TASK DESCRIPTION: The required output is the block of lines from the line with "Give me the Chart.js source for this chart." to the line with "1.04e-5, 1.61e-5, 6.68e-6];", endpoints included and pictures omitted.

RECORDS TO USE:

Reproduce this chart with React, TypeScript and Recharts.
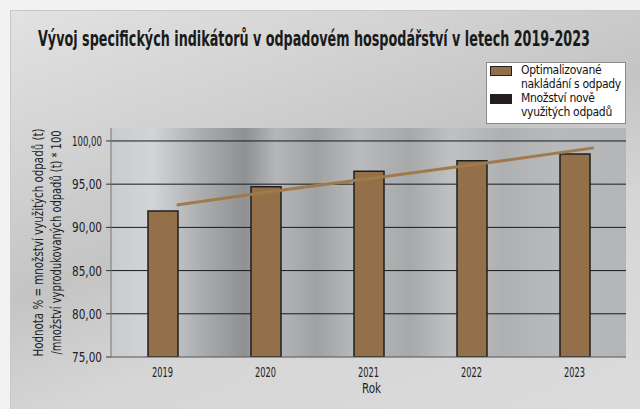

* * *

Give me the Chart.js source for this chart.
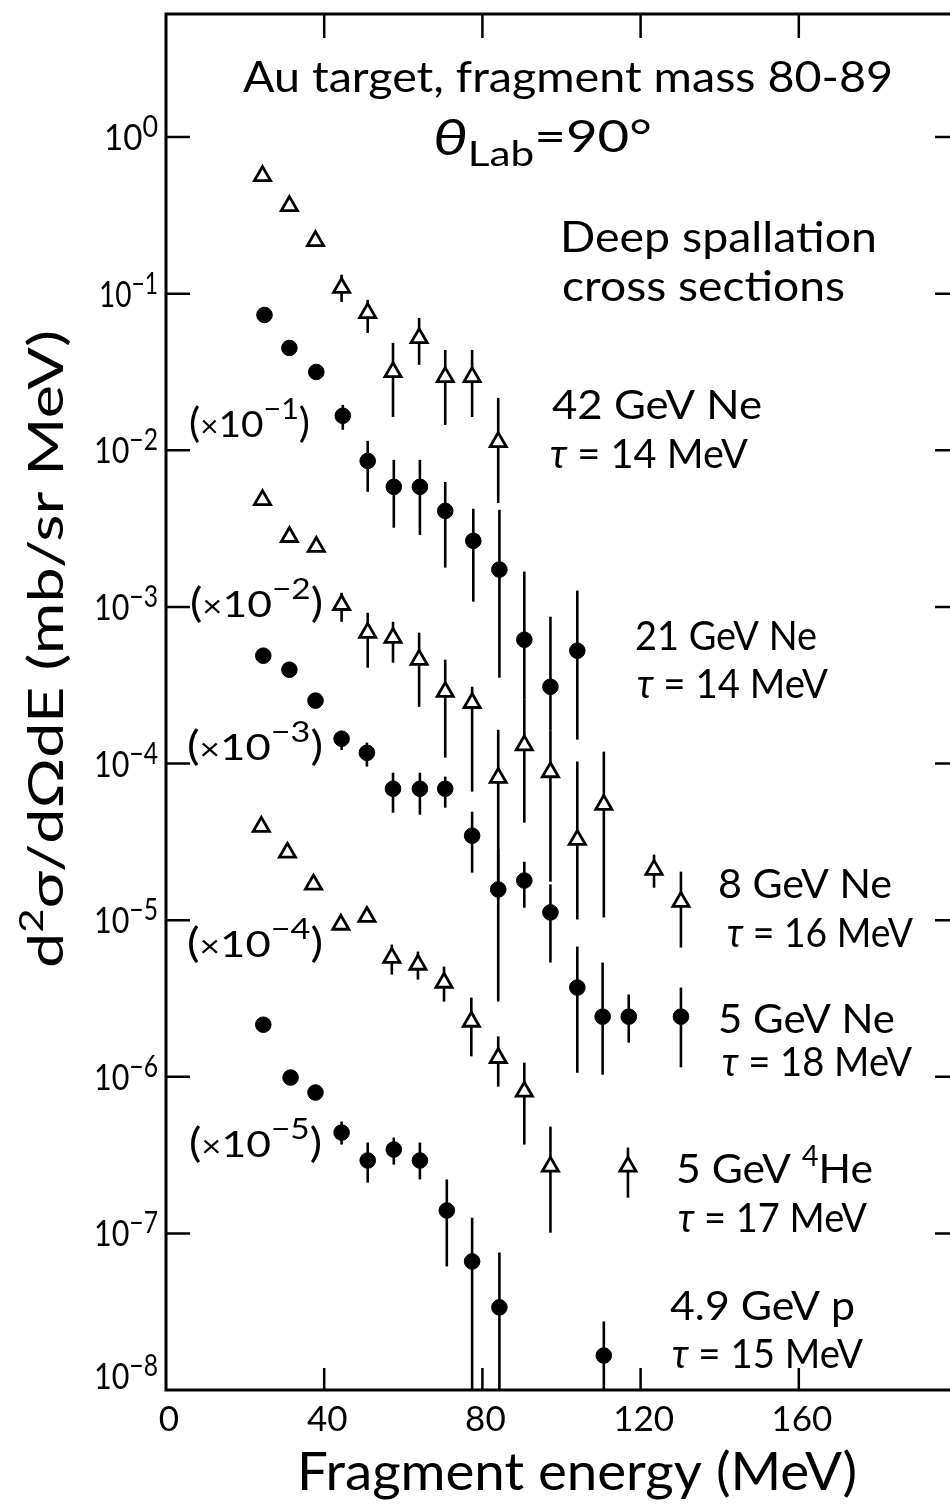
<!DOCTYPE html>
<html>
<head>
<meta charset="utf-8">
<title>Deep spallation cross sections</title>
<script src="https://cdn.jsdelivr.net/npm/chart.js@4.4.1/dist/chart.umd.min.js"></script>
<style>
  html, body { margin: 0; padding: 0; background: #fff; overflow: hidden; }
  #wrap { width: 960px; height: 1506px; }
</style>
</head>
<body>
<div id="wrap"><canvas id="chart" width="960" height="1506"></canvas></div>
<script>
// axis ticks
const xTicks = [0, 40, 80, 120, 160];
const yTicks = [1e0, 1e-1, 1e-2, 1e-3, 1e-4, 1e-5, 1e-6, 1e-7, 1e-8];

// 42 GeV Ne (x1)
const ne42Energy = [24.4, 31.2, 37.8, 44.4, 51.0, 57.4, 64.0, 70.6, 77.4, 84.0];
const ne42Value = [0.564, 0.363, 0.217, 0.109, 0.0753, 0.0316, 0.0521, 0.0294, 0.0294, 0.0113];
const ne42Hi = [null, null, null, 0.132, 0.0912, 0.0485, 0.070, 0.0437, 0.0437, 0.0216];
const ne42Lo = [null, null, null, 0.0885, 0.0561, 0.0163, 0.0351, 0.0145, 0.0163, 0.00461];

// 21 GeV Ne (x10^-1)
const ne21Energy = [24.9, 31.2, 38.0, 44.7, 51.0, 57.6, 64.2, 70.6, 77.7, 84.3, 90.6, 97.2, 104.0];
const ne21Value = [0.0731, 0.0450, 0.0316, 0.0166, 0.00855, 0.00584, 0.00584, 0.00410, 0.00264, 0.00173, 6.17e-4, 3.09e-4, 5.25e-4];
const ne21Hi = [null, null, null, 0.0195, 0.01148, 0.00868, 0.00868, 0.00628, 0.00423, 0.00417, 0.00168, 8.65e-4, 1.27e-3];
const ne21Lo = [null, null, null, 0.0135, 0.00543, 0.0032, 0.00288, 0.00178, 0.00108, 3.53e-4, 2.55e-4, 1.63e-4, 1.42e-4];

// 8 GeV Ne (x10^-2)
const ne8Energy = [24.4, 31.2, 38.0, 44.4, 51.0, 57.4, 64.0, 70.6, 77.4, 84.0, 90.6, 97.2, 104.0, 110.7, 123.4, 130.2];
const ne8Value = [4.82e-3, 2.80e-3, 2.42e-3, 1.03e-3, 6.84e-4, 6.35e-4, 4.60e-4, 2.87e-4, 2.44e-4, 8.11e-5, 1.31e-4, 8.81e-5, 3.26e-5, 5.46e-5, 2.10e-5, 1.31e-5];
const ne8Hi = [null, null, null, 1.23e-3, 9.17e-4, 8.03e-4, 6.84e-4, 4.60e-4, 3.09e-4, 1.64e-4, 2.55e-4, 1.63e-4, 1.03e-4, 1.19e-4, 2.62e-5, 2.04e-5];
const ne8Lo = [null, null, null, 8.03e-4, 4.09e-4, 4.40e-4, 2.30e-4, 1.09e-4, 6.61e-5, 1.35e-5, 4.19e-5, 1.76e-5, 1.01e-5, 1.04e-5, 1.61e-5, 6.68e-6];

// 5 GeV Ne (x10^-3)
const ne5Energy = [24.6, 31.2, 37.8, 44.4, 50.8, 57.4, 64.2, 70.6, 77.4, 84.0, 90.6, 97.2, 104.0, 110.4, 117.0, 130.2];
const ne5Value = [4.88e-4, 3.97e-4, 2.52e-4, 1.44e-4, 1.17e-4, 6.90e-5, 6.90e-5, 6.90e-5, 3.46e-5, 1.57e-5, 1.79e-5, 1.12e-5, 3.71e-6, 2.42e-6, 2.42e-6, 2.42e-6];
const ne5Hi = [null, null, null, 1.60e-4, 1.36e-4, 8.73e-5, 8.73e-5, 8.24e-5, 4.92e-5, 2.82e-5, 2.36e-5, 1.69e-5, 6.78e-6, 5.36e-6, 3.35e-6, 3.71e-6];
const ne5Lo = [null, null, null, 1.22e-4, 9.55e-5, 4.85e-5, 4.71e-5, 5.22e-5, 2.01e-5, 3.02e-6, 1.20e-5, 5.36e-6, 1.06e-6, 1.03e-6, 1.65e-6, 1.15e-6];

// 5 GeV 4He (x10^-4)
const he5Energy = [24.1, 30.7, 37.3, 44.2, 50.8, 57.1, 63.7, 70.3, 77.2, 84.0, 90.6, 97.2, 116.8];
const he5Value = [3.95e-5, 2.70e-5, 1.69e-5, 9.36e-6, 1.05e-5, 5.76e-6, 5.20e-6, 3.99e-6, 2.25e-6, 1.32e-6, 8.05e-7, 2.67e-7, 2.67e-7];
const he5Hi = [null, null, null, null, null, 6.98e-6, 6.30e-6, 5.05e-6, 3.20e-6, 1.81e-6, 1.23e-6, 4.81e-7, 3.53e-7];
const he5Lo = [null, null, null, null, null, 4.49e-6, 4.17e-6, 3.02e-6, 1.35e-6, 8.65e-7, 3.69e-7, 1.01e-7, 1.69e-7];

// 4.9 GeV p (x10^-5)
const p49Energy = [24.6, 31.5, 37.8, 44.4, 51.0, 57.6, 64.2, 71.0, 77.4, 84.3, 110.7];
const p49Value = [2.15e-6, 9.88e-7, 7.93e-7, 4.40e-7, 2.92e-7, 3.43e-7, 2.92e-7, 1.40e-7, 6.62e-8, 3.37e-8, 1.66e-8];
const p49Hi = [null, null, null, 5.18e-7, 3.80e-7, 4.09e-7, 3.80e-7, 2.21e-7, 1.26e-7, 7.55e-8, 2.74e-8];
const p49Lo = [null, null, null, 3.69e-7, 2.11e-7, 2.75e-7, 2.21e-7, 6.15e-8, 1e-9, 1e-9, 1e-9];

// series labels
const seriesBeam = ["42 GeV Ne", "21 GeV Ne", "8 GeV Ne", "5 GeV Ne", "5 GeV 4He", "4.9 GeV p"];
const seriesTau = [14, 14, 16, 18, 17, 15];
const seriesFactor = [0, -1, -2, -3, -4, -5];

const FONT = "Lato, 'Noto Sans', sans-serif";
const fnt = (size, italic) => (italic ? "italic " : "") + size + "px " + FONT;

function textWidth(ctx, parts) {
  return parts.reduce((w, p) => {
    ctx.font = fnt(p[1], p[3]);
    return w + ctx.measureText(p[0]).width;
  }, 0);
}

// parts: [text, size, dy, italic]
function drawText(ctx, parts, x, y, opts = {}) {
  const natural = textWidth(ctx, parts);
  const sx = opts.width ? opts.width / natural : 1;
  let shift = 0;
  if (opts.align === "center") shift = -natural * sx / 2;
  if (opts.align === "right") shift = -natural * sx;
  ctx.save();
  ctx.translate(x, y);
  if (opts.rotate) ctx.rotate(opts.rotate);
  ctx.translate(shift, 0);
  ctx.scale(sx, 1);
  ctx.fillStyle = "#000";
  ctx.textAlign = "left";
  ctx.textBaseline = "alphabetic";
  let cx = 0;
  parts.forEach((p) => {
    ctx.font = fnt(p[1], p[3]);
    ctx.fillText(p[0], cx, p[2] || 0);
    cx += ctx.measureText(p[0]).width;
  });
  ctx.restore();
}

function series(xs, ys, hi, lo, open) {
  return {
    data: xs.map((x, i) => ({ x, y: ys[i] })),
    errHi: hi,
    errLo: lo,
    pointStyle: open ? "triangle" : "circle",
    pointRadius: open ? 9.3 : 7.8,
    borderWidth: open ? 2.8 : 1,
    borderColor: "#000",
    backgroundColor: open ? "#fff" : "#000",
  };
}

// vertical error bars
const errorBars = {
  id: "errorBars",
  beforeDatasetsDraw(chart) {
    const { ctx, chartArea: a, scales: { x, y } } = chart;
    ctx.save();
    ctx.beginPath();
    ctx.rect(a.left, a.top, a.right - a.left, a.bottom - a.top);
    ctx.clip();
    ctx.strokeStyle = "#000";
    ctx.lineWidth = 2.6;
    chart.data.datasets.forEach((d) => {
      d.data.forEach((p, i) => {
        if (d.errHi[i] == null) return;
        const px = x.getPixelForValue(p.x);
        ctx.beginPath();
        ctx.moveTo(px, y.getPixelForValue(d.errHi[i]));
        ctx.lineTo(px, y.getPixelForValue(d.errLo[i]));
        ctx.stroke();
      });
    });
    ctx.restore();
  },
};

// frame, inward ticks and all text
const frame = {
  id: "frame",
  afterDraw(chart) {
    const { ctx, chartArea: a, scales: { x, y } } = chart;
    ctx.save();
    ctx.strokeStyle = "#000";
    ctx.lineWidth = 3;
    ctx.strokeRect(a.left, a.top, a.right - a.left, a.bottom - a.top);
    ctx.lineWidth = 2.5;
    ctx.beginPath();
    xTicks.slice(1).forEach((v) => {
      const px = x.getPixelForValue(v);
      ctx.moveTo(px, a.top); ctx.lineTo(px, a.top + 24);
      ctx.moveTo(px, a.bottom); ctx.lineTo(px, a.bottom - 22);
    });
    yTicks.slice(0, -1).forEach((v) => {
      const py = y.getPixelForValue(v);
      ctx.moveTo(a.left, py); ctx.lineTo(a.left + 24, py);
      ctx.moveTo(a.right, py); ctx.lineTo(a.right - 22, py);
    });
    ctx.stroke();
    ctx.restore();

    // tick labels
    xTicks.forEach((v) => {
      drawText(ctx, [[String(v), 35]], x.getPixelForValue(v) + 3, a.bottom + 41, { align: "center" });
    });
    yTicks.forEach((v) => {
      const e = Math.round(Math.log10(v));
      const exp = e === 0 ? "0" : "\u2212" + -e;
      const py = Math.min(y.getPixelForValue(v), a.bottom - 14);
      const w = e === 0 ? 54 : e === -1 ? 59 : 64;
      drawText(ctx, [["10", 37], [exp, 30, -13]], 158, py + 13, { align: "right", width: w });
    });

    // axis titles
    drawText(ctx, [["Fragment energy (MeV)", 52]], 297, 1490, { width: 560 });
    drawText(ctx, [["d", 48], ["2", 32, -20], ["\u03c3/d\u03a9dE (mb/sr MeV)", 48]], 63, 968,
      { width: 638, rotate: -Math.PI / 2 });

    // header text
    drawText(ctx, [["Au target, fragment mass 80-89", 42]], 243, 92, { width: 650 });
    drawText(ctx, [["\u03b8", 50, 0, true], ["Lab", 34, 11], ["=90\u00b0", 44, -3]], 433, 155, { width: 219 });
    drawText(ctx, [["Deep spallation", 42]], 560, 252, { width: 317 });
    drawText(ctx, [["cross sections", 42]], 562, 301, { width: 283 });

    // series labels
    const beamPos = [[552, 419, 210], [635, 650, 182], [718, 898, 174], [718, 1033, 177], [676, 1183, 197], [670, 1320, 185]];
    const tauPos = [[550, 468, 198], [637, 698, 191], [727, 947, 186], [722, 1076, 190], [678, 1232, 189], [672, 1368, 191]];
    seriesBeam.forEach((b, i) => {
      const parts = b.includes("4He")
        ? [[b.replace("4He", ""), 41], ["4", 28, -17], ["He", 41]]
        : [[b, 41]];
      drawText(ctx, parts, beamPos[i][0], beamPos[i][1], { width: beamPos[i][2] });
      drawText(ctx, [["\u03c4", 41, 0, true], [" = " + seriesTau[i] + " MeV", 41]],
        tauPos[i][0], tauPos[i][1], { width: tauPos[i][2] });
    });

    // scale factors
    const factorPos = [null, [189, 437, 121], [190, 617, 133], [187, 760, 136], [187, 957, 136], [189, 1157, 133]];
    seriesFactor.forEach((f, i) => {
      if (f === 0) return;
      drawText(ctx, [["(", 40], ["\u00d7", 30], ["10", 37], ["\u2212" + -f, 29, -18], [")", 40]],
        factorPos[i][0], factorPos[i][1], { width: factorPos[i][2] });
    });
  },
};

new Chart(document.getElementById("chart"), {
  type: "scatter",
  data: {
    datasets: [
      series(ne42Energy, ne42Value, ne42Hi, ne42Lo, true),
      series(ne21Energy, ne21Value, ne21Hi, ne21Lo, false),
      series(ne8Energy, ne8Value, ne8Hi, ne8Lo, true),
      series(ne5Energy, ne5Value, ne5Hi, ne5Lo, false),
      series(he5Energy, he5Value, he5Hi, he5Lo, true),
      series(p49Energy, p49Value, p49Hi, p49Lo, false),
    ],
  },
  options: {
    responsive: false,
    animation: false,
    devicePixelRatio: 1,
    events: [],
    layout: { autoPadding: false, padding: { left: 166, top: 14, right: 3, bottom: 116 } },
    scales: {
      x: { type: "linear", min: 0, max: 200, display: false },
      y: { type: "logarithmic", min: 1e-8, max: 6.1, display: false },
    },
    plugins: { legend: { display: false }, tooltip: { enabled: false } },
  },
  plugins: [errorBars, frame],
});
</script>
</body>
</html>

COMPLETE ANSWER:
Give me the Chart.js source for this chart.
<!DOCTYPE html>
<html>
<head>
<meta charset="utf-8">
<title>Deep spallation cross sections</title>
<script src="https://cdn.jsdelivr.net/npm/chart.js@4.4.1/dist/chart.umd.min.js"></script>
<style>
  html, body { margin: 0; padding: 0; background: #fff; overflow: hidden; }
  #wrap { width: 960px; height: 1506px; }
</style>
</head>
<body>
<div id="wrap"><canvas id="chart" width="960" height="1506"></canvas></div>
<script>
// axis ticks
const xTicks = [0, 40, 80, 120, 160];
const yTicks = [1e0, 1e-1, 1e-2, 1e-3, 1e-4, 1e-5, 1e-6, 1e-7, 1e-8];

// 42 GeV Ne (x1)
const ne42Energy = [24.4, 31.2, 37.8, 44.4, 51.0, 57.4, 64.0, 70.6, 77.4, 84.0];
const ne42Value = [0.564, 0.363, 0.217, 0.109, 0.0753, 0.0316, 0.0521, 0.0294, 0.0294, 0.0113];
const ne42Hi = [null, null, null, 0.132, 0.0912, 0.0485, 0.070, 0.0437, 0.0437, 0.0216];
const ne42Lo = [null, null, null, 0.0885, 0.0561, 0.0163, 0.0351, 0.0145, 0.0163, 0.00461];

// 21 GeV Ne (x10^-1)
const ne21Energy = [24.9, 31.2, 38.0, 44.7, 51.0, 57.6, 64.2, 70.6, 77.7, 84.3, 90.6, 97.2, 104.0];
const ne21Value = [0.0731, 0.0450, 0.0316, 0.0166, 0.00855, 0.00584, 0.00584, 0.00410, 0.00264, 0.00173, 6.17e-4, 3.09e-4, 5.25e-4];
const ne21Hi = [null, null, null, 0.0195, 0.01148, 0.00868, 0.00868, 0.00628, 0.00423, 0.00417, 0.00168, 8.65e-4, 1.27e-3];
const ne21Lo = [null, null, null, 0.0135, 0.00543, 0.0032, 0.00288, 0.00178, 0.00108, 3.53e-4, 2.55e-4, 1.63e-4, 1.42e-4];

// 8 GeV Ne (x10^-2)
const ne8Energy = [24.4, 31.2, 38.0, 44.4, 51.0, 57.4, 64.0, 70.6, 77.4, 84.0, 90.6, 97.2, 104.0, 110.7, 123.4, 130.2];
const ne8Value = [4.82e-3, 2.80e-3, 2.42e-3, 1.03e-3, 6.84e-4, 6.35e-4, 4.60e-4, 2.87e-4, 2.44e-4, 8.11e-5, 1.31e-4, 8.81e-5, 3.26e-5, 5.46e-5, 2.10e-5, 1.31e-5];
const ne8Hi = [null, null, null, 1.23e-3, 9.17e-4, 8.03e-4, 6.84e-4, 4.60e-4, 3.09e-4, 1.64e-4, 2.55e-4, 1.63e-4, 1.03e-4, 1.19e-4, 2.62e-5, 2.04e-5];
const ne8Lo = [null, null, null, 8.03e-4, 4.09e-4, 4.40e-4, 2.30e-4, 1.09e-4, 6.61e-5, 1.35e-5, 4.19e-5, 1.76e-5, 1.01e-5, 1.04e-5, 1.61e-5, 6.68e-6];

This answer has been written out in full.